DATA EXCERPT:
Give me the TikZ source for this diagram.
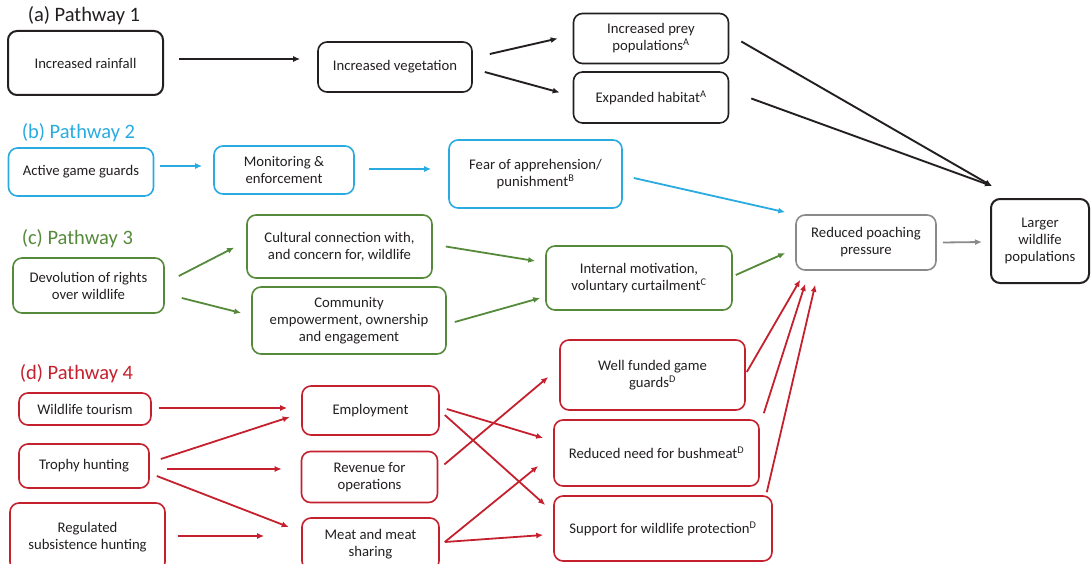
\documentclass[tikz,border=0pt]{standalone}
\usepackage{fontspec}
\setmainfont{Carlito}
\usepackage{tikz}
\usetikzlibrary{arrows.meta}
\definecolor{inktext}{HTML}{231F20}
\definecolor{pwblack}{HTML}{231F20}
\definecolor{pwblue}{HTML}{29ABE2}
\definecolor{pwgreen}{HTML}{568A3B}
\definecolor{pwred}{HTML}{C5202E}
\definecolor{pwgray}{HTML}{8A8A8A}

\begin{document}
\begin{tikzpicture}[x=1pt, y=-1pt,
	box/.style={draw, rounded corners=9pt, align=center, inner sep=2pt, line width=1.6pt,
		text=inktext, font=\fontsize{14.7}{17}\selectfont},
	sz/.style 2 args={minimum width=#1pt, minimum height=#2pt},
	pathtitle/.style={anchor=west, inner sep=0pt, font=\fontsize{20.5}{24}\selectfont}]
	\useasboundingbox (0,0) rectangle (1091,564);

	% (a) pathway 1
	\begin{scope}[every node/.style={box, draw=pwblack}]
		\node[pathtitle, draw=none, text=pwblack] (ta) at (27,16) {(a) Pathway 1};
		\node[sz={155}{64}, line width=2pt] (rain) at (85.5,63) {Increased rainfall};
		\node[sz={154}{50}] (veg) at (395,67) {Increased vegetation};
		\node[sz={155}{50}] (prey) at (651,38.5) {Increased prey\\populations\textsuperscript{A}};
		\node[sz={155}{51}] (hab) at (651,97.5) {Expanded habitat\textsuperscript{A}};
	\end{scope}

	% (b) pathway 2
	\begin{scope}[every node/.style={box, draw=pwblue}]
		\node[pathtitle, draw=none, text=pwblue] (tb) at (21,133) {(b) Pathway 2};
		\node[sz={145}{48}] (guards) at (81,172) {Active game guards};
		\node[sz={140}{48}] (monit) at (284,170) {Monitoring \&\\enforcement};
		\node[sz={173}{68}] (fear) at (535.5,174) {Fear of apprehension/\\punishment\textsuperscript{B}};
	\end{scope}

	% (c) pathway 3
	\begin{scope}[every node/.style={box, draw=pwgreen}]
		\node[pathtitle, draw=none, text=pwgreen] (tc) at (21,239) {(c) Pathway 3};
		\node[sz={151}{55}] (devol) at (88.5,285.5) {Devolution of rights\\over wildlife};
		\node[sz={185}{63}] (cult) at (339.5,246.5) {Cultural connection with,\\and concern for, wildlife};
		\node[sz={194}{67}] (comm) at (349,320.5) {Community\\empowerment, ownership\\and engagement};
		\node[sz={186}{64}] (intern) at (639,278) {Internal motivation,\\voluntary curtailment\textsuperscript{C}};
	\end{scope}

	% common end
	\node[box, draw=pwgray, sz={140}{55}] (reduc) at (866,242.5) {Reduced poaching\\pressure};
	\node[box, draw=pwblack, line width=2pt, sz={98}{84}] (larger) at (1040,241) {Larger\\wildlife\\populations};

	% (d) pathway 4
	\begin{scope}[every node/.style={box, draw=pwred}]
		\node[pathtitle, draw=none, text=pwred] (td) at (19,374) {(d) Pathway 4};
		\node[sz={132}{32}] (tour) at (85,409) {Wildlife tourism};
		\node[sz={130}{44}] (troph) at (84,466) {Trophy hunting};
		\node[sz={155}{68}] (regul) at (87.5,537) {Regulated\\subsistence hunting};
		\node[sz={137}{49}] (employ) at (370.5,410.5) {Employment};
		\node[sz={136}{51}] (reven) at (369.5,477) {Revenue for\\operations};
		\node[sz={137}{52}] (meat) at (370.5,544) {Meat and meat\\sharing};
		\node[sz={185}{70}] (wellf) at (652.5,375) {Well funded game\\guards\textsuperscript{D}};
		\node[sz={205}{66}] (bush) at (656.5,453) {Reduced need for bushmeat\textsuperscript{D}};
		\node[sz={218}{65}] (supp) at (663,528.5) {Support for wildlife protection\textsuperscript{D}};
	\end{scope}

	\begin{scope}[every edge/.style={draw=pwblack, line width=1.9pt, -{Latex[length=7pt,width=6pt]}}]
		\path ([shift={(15,-4)}]rain.east) edge ([shift={(-17,-8)}]veg.west);
		\path ([shift={(17,-13)}]veg.east) edge ([shift={(-15,0)}]prey.west);
		\path ([shift={(12,5)}]veg.east) edge ([shift={(-13,-5)}]hab.west);
		\path ([shift={(12,3)}]prey.east) edge ([shift={(2,-12)}]larger.north west);
		\path ([shift={(22,1)}]hab.east) edge ([shift={(2,-12)}]larger.north west);
	\end{scope}

	\begin{scope}[every edge/.style={draw=pwblue, line width=1.8pt, -{Latex[length=7pt,width=6pt]}}]
		\path ([shift={(6,-6)}]guards.east) edge ([shift={(-11,-4)}]monit.west);
		\path ([shift={(14,-1)}]monit.east) edge ([shift={(-17,-5)}]fear.west);
		\path ([shift={(11,4)}]fear.east) edge ([shift={(-10,-2)}]reduc.north west);
	\end{scope}

	\begin{scope}[every edge/.style={draw=pwgreen, line width=1.8pt, -{Latex[length=7pt,width=6pt]}}]
		\path ([shift={(14,-9.5)}]devol.east) edge ([shift={(-12,1)}]cult.west);
		\path ([shift={(17,12.5)}]devol.east) edge ([shift={(-10,-7.5)}]comm.west);
		\path ([shift={(13,0)}]cult.east) edge ([shift={(-10,-17)}]intern.west);
		\path ([shift={(8,1.5)}]comm.east) edge ([shift={(-5,20)}]intern.west);
		\path ([shift={(3,-3)}]intern.east) edge ([shift={(-10,10.5)}]reduc.west);
	\end{scope}

	\begin{scope}[every edge/.style={draw=pwgray, line width=1.8pt, -{Latex[length=7pt,width=6pt]}}]
		\path ([shift={(6,0)}]reduc.east) edge ([shift={(-8,1)}]larger.west);
	\end{scope}

	\begin{scope}[every edge/.style={draw=pwred, line width=1.8pt, -{Latex[length=7pt,width=6pt]}}]
		\path ([shift={(7,-1)}]tour.east) edge ([shift={(-14,-2.5)}]employ.west);
		\path ([shift={(11,-7)}]troph.east) edge ([shift={(-11.5,6.5)}]employ.west);
		\path ([shift={(17,3)}]troph.east) edge ([shift={(-19,-8)}]reven.west);
		\path ([shift={(7,10)}]troph.east) edge ([shift={(-12.5,-17)}]meat.west);
		\path ([shift={(12,-1)}]regul.east) edge ([shift={(-37,-8)}]meat.west);
		\path ([shift={(7,-1.5)}]employ.east) edge ([shift={(-10,-15)}]bush.west);
		\path ([shift={(5,4.5)}]employ.east) edge ([shift={(-8,-23.5)}]supp.west);
		\path ([shift={(6,-12.5)}]reven.east) edge ([shift={(-11,2)}]wellf.west);
		\path ([shift={(5,-2)}]meat.east) edge ([shift={(-15,13)}]bush.west);
		\path ([shift={(5,-2)}]meat.east) edge ([shift={(-10,6.5)}]supp.west);
		\path ([shift={(1,-3)}]wellf.east) edge ([shift={(5,9)}]reduc.south west);
		\path ([shift={(4,-6)}]bush.north east) edge ([shift={(10,13)}]reduc.south west);
		\path ([shift={(-6,-3)}]supp.north east) edge ([shift={(20,14)}]reduc.south west);
	\end{scope}
\end{tikzpicture}
\end{document}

PROBLEM:
From the listing, extract all text exactly as given and drop any picture.

TASK ANSWER:
Give me the TikZ source for this diagram.
\documentclass[tikz,border=0pt]{standalone}
\usepackage{fontspec}
\setmainfont{Carlito}
\usepackage{tikz}
\usetikzlibrary{arrows.meta}
\definecolor{inktext}{HTML}{231F20}
\definecolor{pwblack}{HTML}{231F20}
\definecolor{pwblue}{HTML}{29ABE2}
\definecolor{pwgreen}{HTML}{568A3B}
\definecolor{pwred}{HTML}{C5202E}
\definecolor{pwgray}{HTML}{8A8A8A}

\begin{document}
\begin{tikzpicture}[x=1pt, y=-1pt,
	box/.style={draw, rounded corners=9pt, align=center, inner sep=2pt, line width=1.6pt,
		text=inktext, font=\fontsize{14.7}{17}\selectfont},
	sz/.style 2 args={minimum width=#1pt, minimum height=#2pt},
	pathtitle/.style={anchor=west, inner sep=0pt, font=\fontsize{20.5}{24}\selectfont}]
	\useasboundingbox (0,0) rectangle (1091,564);

	% (a) pathway 1
	\begin{scope}[every node/.style={box, draw=pwblack}]
		\node[pathtitle, draw=none, text=pwblack] (ta) at (27,16) {(a) Pathway 1};
		\node[sz={155}{64}, line width=2pt] (rain) at (85.5,63) {Increased rainfall};
		\node[sz={154}{50}] (veg) at (395,67) {Increased vegetation};
		\node[sz={155}{50}] (prey) at (651,38.5) {Increased prey\\populations\textsuperscript{A}};
		\node[sz={155}{51}] (hab) at (651,97.5) {Expanded habitat\textsuperscript{A}};
	\end{scope}

	% (b) pathway 2
	\begin{scope}[every node/.style={box, draw=pwblue}]
		\node[pathtitle, draw=none, text=pwblue] (tb) at (21,133) {(b) Pathway 2};
		\node[sz={145}{48}] (guards) at (81,172) {Active game guards};
		\node[sz={140}{48}] (monit) at (284,170) {Monitoring \&\\enforcement};
		\node[sz={173}{68}] (fear) at (535.5,174) {Fear of apprehension/\\punishment\textsuperscript{B}};
	\end{scope}

	% (c) pathway 3
	\begin{scope}[every node/.style={box, draw=pwgreen}]
		\node[pathtitle, draw=none, text=pwgreen] (tc) at (21,239) {(c) Pathway 3};
		\node[sz={151}{55}] (devol) at (88.5,285.5) {Devolution of rights\\over wildlife};
		\node[sz={185}{63}] (cult) at (339.5,246.5) {Cultural connection with,\\and concern for, wildlife};
		\node[sz={194}{67}] (comm) at (349,320.5) {Community\\empowerment, ownership\\and engagement};
		\node[sz={186}{64}] (intern) at (639,278) {Internal motivation,\\voluntary curtailment\textsuperscript{C}};
	\end{scope}

	% common end
	\node[box, draw=pwgray, sz={140}{55}] (reduc) at (866,242.5) {Reduced poaching\\pressure};
	\node[box, draw=pwblack, line width=2pt, sz={98}{84}] (larger) at (1040,241) {Larger\\wildlife\\populations};

	% (d) pathway 4
	\begin{scope}[every node/.style={box, draw=pwred}]
		\node[pathtitle, draw=none, text=pwred] (td) at (19,374) {(d) Pathway 4};
		\node[sz={132}{32}] (tour) at (85,409) {Wildlife tourism};
		\node[sz={130}{44}] (troph) at (84,466) {Trophy hunting};
		\node[sz={155}{68}] (regul) at (87.5,537) {Regulated\\subsistence hunting};
		\node[sz={137}{49}] (employ) at (370.5,410.5) {Employment};
		\node[sz={136}{51}] (reven) at (369.5,477) {Revenue for\\operations};
		\node[sz={137}{52}] (meat) at (370.5,544) {Meat and meat\\sharing};
		\node[sz={185}{70}] (wellf) at (652.5,375) {Well funded game\\guards\textsuperscript{D}};
		\node[sz={205}{66}] (bush) at (656.5,453) {Reduced need for bushmeat\textsuperscript{D}};
		\node[sz={218}{65}] (supp) at (663,528.5) {Support for wildlife protection\textsuperscript{D}};
	\end{scope}

	\begin{scope}[every edge/.style={draw=pwblack, line width=1.9pt, -{Latex[length=7pt,width=6pt]}}]
		\path ([shift={(15,-4)}]rain.east) edge ([shift={(-17,-8)}]veg.west);
		\path ([shift={(17,-13)}]veg.east) edge ([shift={(-15,0)}]prey.west);
		\path ([shift={(12,5)}]veg.east) edge ([shift={(-13,-5)}]hab.west);
		\path ([shift={(12,3)}]prey.east) edge ([shift={(2,-12)}]larger.north west);
		\path ([shift={(22,1)}]hab.east) edge ([shift={(2,-12)}]larger.north west);
	\end{scope}

	\begin{scope}[every edge/.style={draw=pwblue, line width=1.8pt, -{Latex[length=7pt,width=6pt]}}]
		\path ([shift={(6,-6)}]guards.east) edge ([shift={(-11,-4)}]monit.west);
		\path ([shift={(14,-1)}]monit.east) edge ([shift={(-17,-5)}]fear.west);
		\path ([shift={(11,4)}]fear.east) edge ([shift={(-10,-2)}]reduc.north west);
	\end{scope}

	\begin{scope}[every edge/.style={draw=pwgreen, line width=1.8pt, -{Latex[length=7pt,width=6pt]}}]
		\path ([shift={(14,-9.5)}]devol.east) edge ([shift={(-12,1)}]cult.west);
		\path ([shift={(17,12.5)}]devol.east) edge ([shift={(-10,-7.5)}]comm.west);
		\path ([shift={(13,0)}]cult.east) edge ([shift={(-10,-17)}]intern.west);
		\path ([shift={(8,1.5)}]comm.east) edge ([shift={(-5,20)}]intern.west);
		\path ([shift={(3,-3)}]intern.east) edge ([shift={(-10,10.5)}]reduc.west);
	\end{scope}

	\begin{scope}[every edge/.style={draw=pwgray, line width=1.8pt, -{Latex[length=7pt,width=6pt]}}]
		\path ([shift={(6,0)}]reduc.east) edge ([shift={(-8,1)}]larger.west);
	\end{scope}

	\begin{scope}[every edge/.style={draw=pwred, line width=1.8pt, -{Latex[length=7pt,width=6pt]}}]
		\path ([shift={(7,-1)}]tour.east) edge ([shift={(-14,-2.5)}]employ.west);
		\path ([shift={(11,-7)}]troph.east) edge ([shift={(-11.5,6.5)}]employ.west);
		\path ([shift={(17,3)}]troph.east) edge ([shift={(-19,-8)}]reven.west);
		\path ([shift={(7,10)}]troph.east) edge ([shift={(-12.5,-17)}]meat.west);
		\path ([shift={(12,-1)}]regul.east) edge ([shift={(-37,-8)}]meat.west);
		\path ([shift={(7,-1.5)}]employ.east) edge ([shift={(-10,-15)}]bush.west);
		\path ([shift={(5,4.5)}]employ.east) edge ([shift={(-8,-23.5)}]supp.west);
		\path ([shift={(6,-12.5)}]reven.east) edge ([shift={(-11,2)}]wellf.west);
		\path ([shift={(5,-2)}]meat.east) edge ([shift={(-15,13)}]bush.west);
		\path ([shift={(5,-2)}]meat.east) edge ([shift={(-10,6.5)}]supp.west);
		\path ([shift={(1,-3)}]wellf.east) edge ([shift={(5,9)}]reduc.south west);
		\path ([shift={(4,-6)}]bush.north east) edge ([shift={(10,13)}]reduc.south west);
		\path ([shift={(-6,-3)}]supp.north east) edge ([shift={(20,14)}]reduc.south west);
	\end{scope}
\end{tikzpicture}
\end{document}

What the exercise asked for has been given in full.